_EXERCISE TASK_
Return all of the entries word for word, but omit the pictures they contain.

_RECORDS FOR THE TASK_
____

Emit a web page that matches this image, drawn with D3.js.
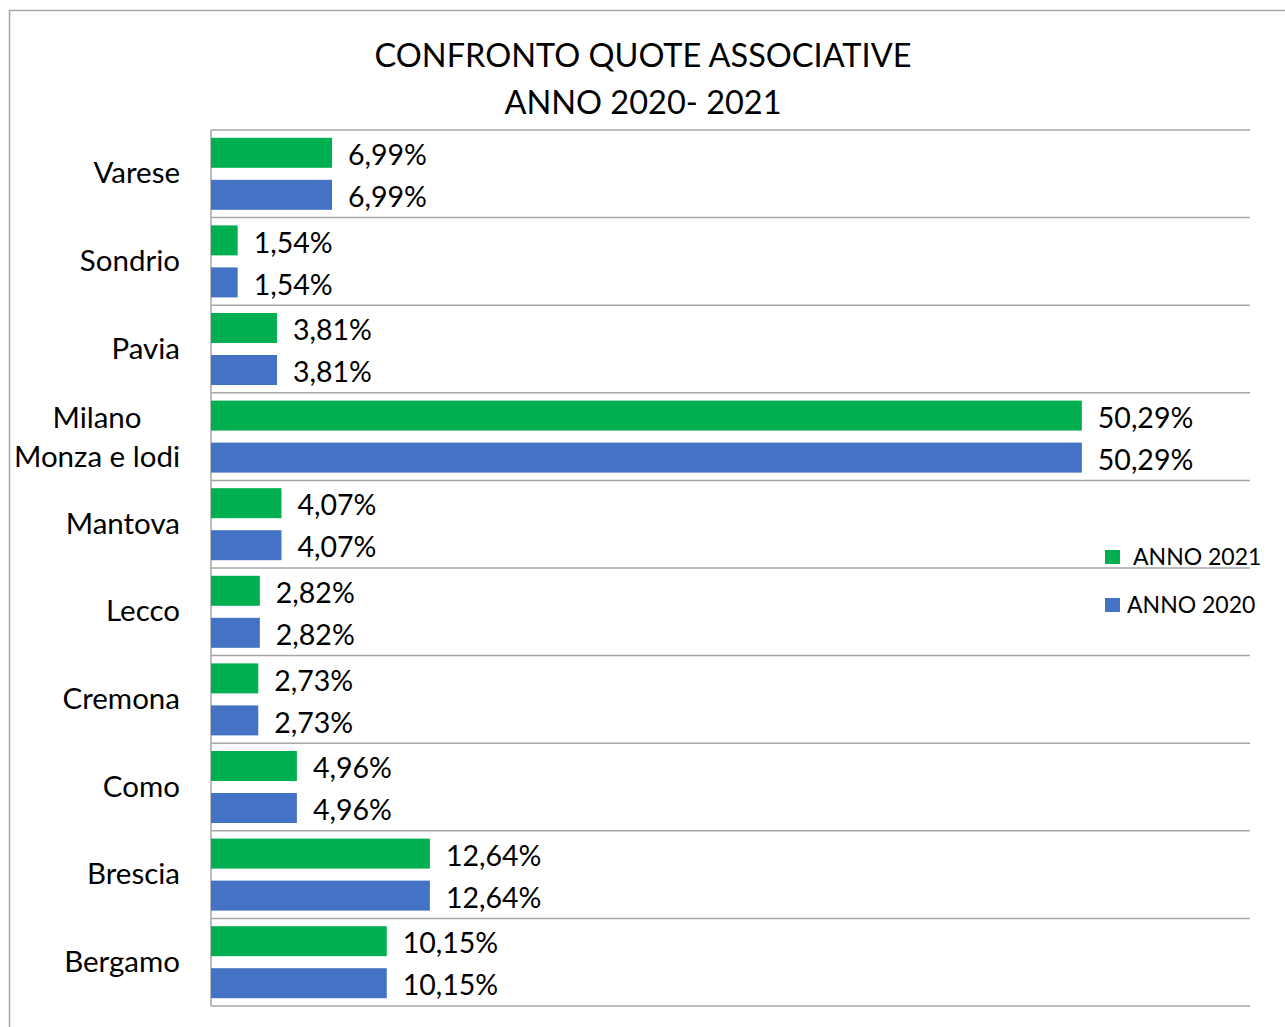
<!DOCTYPE html>
<html>
<head>
<meta charset="utf-8">
<script src="https://cdn.jsdelivr.net/npm/d3@7"></script>
<style>
  body { margin: 0; background: #fff; }
  svg { display: block; font-family: Lato, "Open Sans", sans-serif; }
  .grid line { stroke: #a6a6a6; stroke-width: 1.5px; }
  .catLabel, .valLabel, .title, .legendText { fill: #000; }
</style>
</head>
<body>
<script>
// data (percent)
var categories = ["Varese", "Sondrio", "Pavia", "Milano\nMonza e lodi", "Mantova",
                  "Lecco", "Cremona", "Como", "Brescia", "Bergamo"];
var seriesNames = ["ANNO 2021", "ANNO 2020"];
var values2021 = [6.99, 1.54, 3.81, 50.29, 4.07, 2.82, 2.73, 4.96, 12.64, 10.15];
var values2020 = [6.99, 1.54, 3.81, 50.29, 4.07, 2.82, 2.73, 4.96, 12.64, 10.15];
var titleLines = ["CONFRONTO QUOTE ASSOCIATIVE", "ANNO 2020- 2021"];
var colors = ["#00b050", "#4472c4"];

var width = 1285, height = 1027;
var plot = {left: 211, right: 1250, top: 130, bottom: 1006};

var itLocale = d3.formatLocale({decimal: ",", thousands: ".", grouping: [3], currency: ["€", ""]});
var fmt = function(v){ return itLocale.format(".2f")(v) + "%"; };

var svg = d3.select("body").append("svg")
    .attr("width", width)
    .attr("height", height);

// chart border
svg.append("rect")
    .attr("x", 9.5).attr("y", 10.5)
    .attr("width", width + 20).attr("height", height + 20)
    .attr("fill", "none")
    .attr("stroke", "#a6a6a6")
    .attr("stroke-width", 1.5);

// title
svg.selectAll("text.title")
    .data(titleLines)
  .enter().append("text")
    .attr("class", "title")
    .attr("x", 643)
    .attr("y", function(d, i){ return 67 + i * 47; })
    .attr("text-anchor", "middle")
    .style("font-size", "32.5px")
    .text(function(d){ return d; });

//scales
var xScale = d3.scaleLinear()
    .domain([0, 60])
    .range([plot.left, plot.right]);

var pi = 0.178;
var yScale = d3.scaleBand()
    .domain(categories)
    .range([plot.top, plot.bottom])
    .paddingInner(pi)
    .paddingOuter(pi / 2);

var ySub = d3.scaleBand()
    .domain(seriesNames)
    .range([0, yScale.bandwidth()])
    .paddingInner(0.286);

// grid lines at category boundaries
var bounds = categories.map(function(c){ return yScale(c) - yScale.step() * pi / 2; });
bounds.push(plot.bottom);
svg.append("g").attr("class", "grid")
  .selectAll("line")
    .data(bounds)
  .enter().append("line")
    .attr("x1", plot.left).attr("x2", plot.right)
    .attr("y1", function(d){ return d; })
    .attr("y2", function(d){ return d; });

// left axis line
svg.append("line")
    .attr("x1", plot.left).attr("x2", plot.left)
    .attr("y1", plot.top).attr("y2", plot.bottom)
    .attr("stroke", "#a6a6a6")
    .attr("stroke-width", 1.5);

// bars
var rows = categories.map(function(c, i){
  return {cat: c, vals: [
    {series: seriesNames[0], value: values2021[i], color: colors[0]},
    {series: seriesNames[1], value: values2020[i], color: colors[1]}
  ]};
});

var groups = svg.selectAll("g.cat")
    .data(rows)
  .enter().append("g")
    .attr("class", "cat")
    .attr("transform", function(d){ return "translate(0," + yScale(d.cat) + ")"; });

groups.selectAll("rect")
    .data(function(d){ return d.vals; })
  .enter().append("rect")
    .attr("x", xScale(0))
    .attr("y", function(d){ return ySub(d.series); })
    .attr("width", function(d){ return xScale(d.value) - xScale(0); })
    .attr("height", ySub.bandwidth())
    .attr("fill", function(d){ return d.color; });

groups.selectAll("text.valLabel")
    .data(function(d){ return d.vals; })
  .enter().append("text")
    .attr("class", "valLabel")
    .attr("x", function(d){ return xScale(d.value) + 16; })
    .attr("y", function(d){ return ySub(d.series) + ySub.bandwidth() / 2 + 2; })
    .attr("dy", "0.36em")
    .style("font-size", "28.5px")
    .text(function(d){ return fmt(d.value); });

// category labels
groups.each(function(d){
  var lines = d.cat.split("\n");
  var cy = yScale.bandwidth() / 2;
  var t = d3.select(this).append("text")
      .attr("class", "catLabel")
      .style("font-size", "29.5px");
  if(lines.length == 1){
    t.attr("x", 180).attr("y", cy - 1).attr("dy", "0.36em")
      .attr("text-anchor", "end").text(lines[0]);
  } else {
    // two lines centred on each other, block right-aligned
    var cx = 97;
    t.attr("text-anchor", "middle");
    lines.forEach(function(l, i){
      t.append("tspan").attr("x", cx)
        .attr("y", cy + (i - 0.5) * 39)
        .attr("dy", "0.36em")
        .text(l);
    });
  }
});

// legend
var legend = svg.append("g").attr("class", "legend");
var legendY = [557, 605];
var legendTextX = [1133, 1127];
seriesNames.forEach(function(name, i){
  legend.append("rect")
      .attr("x", 1105).attr("y", legendY[i] - 7)
      .attr("width", 15).attr("height", 14)
      .attr("fill", colors[i]);
  legend.append("text")
      .attr("class", "legendText")
      .attr("x", legendTextX[i])
      .attr("y", legendY[i])
      .attr("dy", "0.36em")
      .style("font-size", "23px")
      .text(name);
});
</script>
</body>
</html>
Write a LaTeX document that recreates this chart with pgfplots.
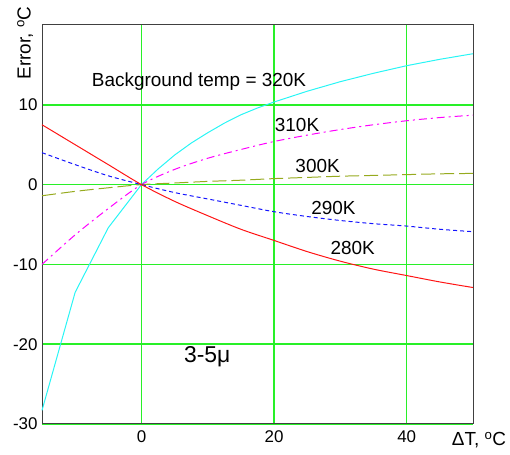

____

_THE ANSWER_
Emit a web page that matches this image, drawn with D3.js.
<!DOCTYPE html>
<html>
<head>
<meta charset="utf-8">
<script src="https://cdn.jsdelivr.net/npm/d3@7"></script>
<style>
  body { margin: 0; background: #fff; }
  svg { display: block; font-family: Lato, "Open Sans", sans-serif; }
  .grid line { stroke: #a6a6a6; stroke-width: 1.5px; }
  .catLabel, .valLabel, .title, .legendText { fill: #000; }
</style>
</head>
<body>
<script>
// data (percent)
var categories = ["Varese", "Sondrio", "Pavia", "Milano\nMonza e lodi", "Mantova",
                  "Lecco", "Cremona", "Como", "Brescia", "Bergamo"];
var seriesNames = ["ANNO 2021", "ANNO 2020"];
var values2021 = [6.99, 1.54, 3.81, 50.29, 4.07, 2.82, 2.73, 4.96, 12.64, 10.15];
var values2020 = [6.99, 1.54, 3.81, 50.29, 4.07, 2.82, 2.73, 4.96, 12.64, 10.15];
var titleLines = ["CONFRONTO QUOTE ASSOCIATIVE", "ANNO 2020- 2021"];
var colors = ["#00b050", "#4472c4"];

var width = 1285, height = 1027;
var plot = {left: 211, right: 1250, top: 130, bottom: 1006};

var itLocale = d3.formatLocale({decimal: ",", thousands: ".", grouping: [3], currency: ["€", ""]});
var fmt = function(v){ return itLocale.format(".2f")(v) + "%"; };

var svg = d3.select("body").append("svg")
    .attr("width", width)
    .attr("height", height);

// chart border
svg.append("rect")
    .attr("x", 9.5).attr("y", 10.5)
    .attr("width", width + 20).attr("height", height + 20)
    .attr("fill", "none")
    .attr("stroke", "#a6a6a6")
    .attr("stroke-width", 1.5);

// title
svg.selectAll("text.title")
    .data(titleLines)
  .enter().append("text")
    .attr("class", "title")
    .attr("x", 643)
    .attr("y", function(d, i){ return 67 + i * 47; })
    .attr("text-anchor", "middle")
    .style("font-size", "32.5px")
    .text(function(d){ return d; });

//scales
var xScale = d3.scaleLinear()
    .domain([0, 60])
    .range([plot.left, plot.right]);

var pi = 0.178;
var yScale = d3.scaleBand()
    .domain(categories)
    .range([plot.top, plot.bottom])
    .paddingInner(pi)
    .paddingOuter(pi / 2);

var ySub = d3.scaleBand()
    .domain(seriesNames)
    .range([0, yScale.bandwidth()])
    .paddingInner(0.286);

// grid lines at category boundaries
var bounds = categories.map(function(c){ return yScale(c) - yScale.step() * pi / 2; });
bounds.push(plot.bottom);
svg.append("g").attr("class", "grid")
  .selectAll("line")
    .data(bounds)
  .enter().append("line")
    .attr("x1", plot.left).attr("x2", plot.right)
    .attr("y1", function(d){ return d; })
    .attr("y2", function(d){ return d; });

// left axis line
svg.append("line")
    .attr("x1", plot.left).attr("x2", plot.left)
    .attr("y1", plot.top).attr("y2", plot.bottom)
    .attr("stroke", "#a6a6a6")
    .attr("stroke-width", 1.5);

// bars
var rows = categories.map(function(c, i){
  return {cat: c, vals: [
    {series: seriesNames[0], value: values2021[i], color: colors[0]},
    {series: seriesNames[1], value: values2020[i], color: colors[1]}
  ]};
});

var groups = svg.selectAll("g.cat")
    .data(rows)
  .enter().append("g")
    .attr("class", "cat")
    .attr("transform", function(d){ return "translate(0," + yScale(d.cat) + ")"; });

groups.selectAll("rect")
    .data(function(d){ return d.vals; })
  .enter().append("rect")
    .attr("x", xScale(0))
    .attr("y", function(d){ return ySub(d.series); })
    .attr("width", function(d){ return xScale(d.value) - xScale(0); })
    .attr("height", ySub.bandwidth())
    .attr("fill", function(d){ return d.color; });

groups.selectAll("text.valLabel")
    .data(function(d){ return d.vals; })
  .enter().append("text")
    .attr("class", "valLabel")
    .attr("x", function(d){ return xScale(d.value) + 16; })
    .attr("y", function(d){ return ySub(d.series) + ySub.bandwidth() / 2 + 2; })
    .attr("dy", "0.36em")
    .style("font-size", "28.5px")
    .text(function(d){ return fmt(d.value); });

// category labels
groups.each(function(d){
  var lines = d.cat.split("\n");
  var cy = yScale.bandwidth() / 2;
  var t = d3.select(this).append("text")
      .attr("class", "catLabel")
      .style("font-size", "29.5px");
  if(lines.length == 1){
    t.attr("x", 180).attr("y", cy - 1).attr("dy", "0.36em")
      .attr("text-anchor", "end").text(lines[0]);
  } else {
    // two lines centred on each other, block right-aligned
    var cx = 97;
    t.attr("text-anchor", "middle");
    lines.forEach(function(l, i){
      t.append("tspan").attr("x", cx)
        .attr("y", cy + (i - 0.5) * 39)
        .attr("dy", "0.36em")
        .text(l);
    });
  }
});

// legend
var legend = svg.append("g").attr("class", "legend");
var legendY = [557, 605];
var legendTextX = [1133, 1127];
seriesNames.forEach(function(name, i){
  legend.append("rect")
      .attr("x", 1105).attr("y", legendY[i] - 7)
      .attr("width", 15).attr("height", 14)
      .attr("fill", colors[i]);
  legend.append("text")
      .attr("class", "legendText")
      .attr("x", legendTextX[i])
      .attr("y", legendY[i])
      .attr("dy", "0.36em")
      .style("font-size", "23px")
      .text(name);
});
</script>
</body>
</html>
Write a LaTeX document that recreates this chart with pgfplots.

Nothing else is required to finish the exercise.